Though senators said that the five votes in favor and eight abstentions constitutes a majority, it is unclear whether this is a correct interpretation of the Senate’s bylaws.
Standard grants require a majority vote to pass, according to the Senate’s bylaws: “All votes by the [Undergraduate Senate], or a standing committee thereof, shall be by a majority of those members present and voting.” The Undergraduate Senate Rules of Order, linked on the Associated Students of Stanford University’s [ASSU] governing documents, states that abstentions do not count towards vote tally. When interpreted in this manner, the funding received a majority approval of the present and voting members, as the senators who abstained did not vote.
However, in a response to a Daily question in a public student government Slack channel, Perez wrote that despite no senators voting against the funding for SCR, this week’s vote did not meet the threshold for a majority. Perez referenced “parliamentary procedure” in the same channel, citing a blogpost on Civility.co to explain why abstentions counted as voting.
Senator Amira Dehmani ’24 added that “if you did want to count five votes [in favor of the funding] as the only ones that counted, that did not constitute quorum,” and the vote would still fail.
At the meeting, community members also expressed concern that SCR was not given proper notice of the revote. A SCR representative was not present at the meeting.
Senators said they had given community members adequate notice through a public Senate Slack channel, #ugs-public, on the student government Slack.
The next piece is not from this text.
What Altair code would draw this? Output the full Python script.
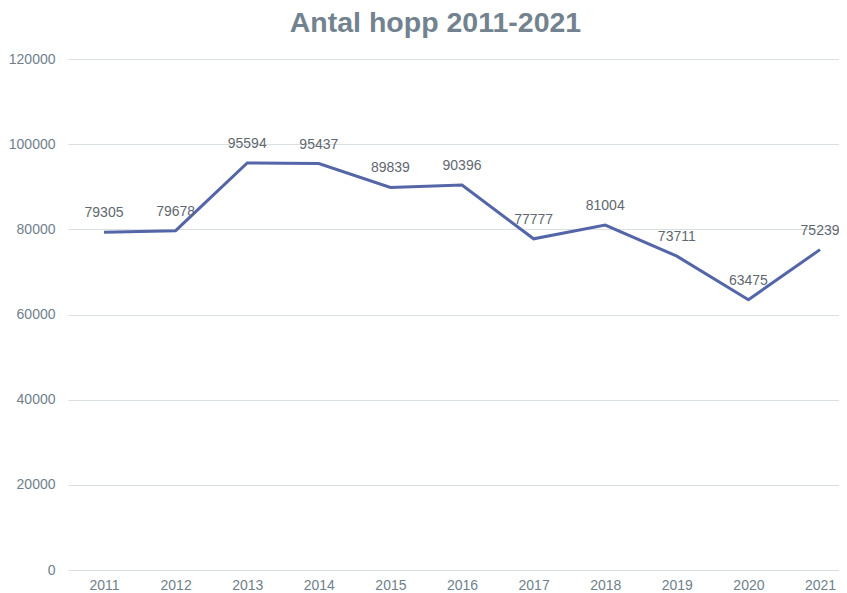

At the meeting, senators said that members of SCR had not been personally informed of the Tuesday meeting and it was not standard practice of the Senate to extend personal invitations to other groups requesting funding.
At the time of publication, the public channel had 40 members, the majority of whom are affiliated with the ASSU. An additional six members are Daily news staffers.
“None of us reached out to SCR,” Perez added. “If they wanted to know about it [the Tuesday meeting], they could be on the ASSU Slack.”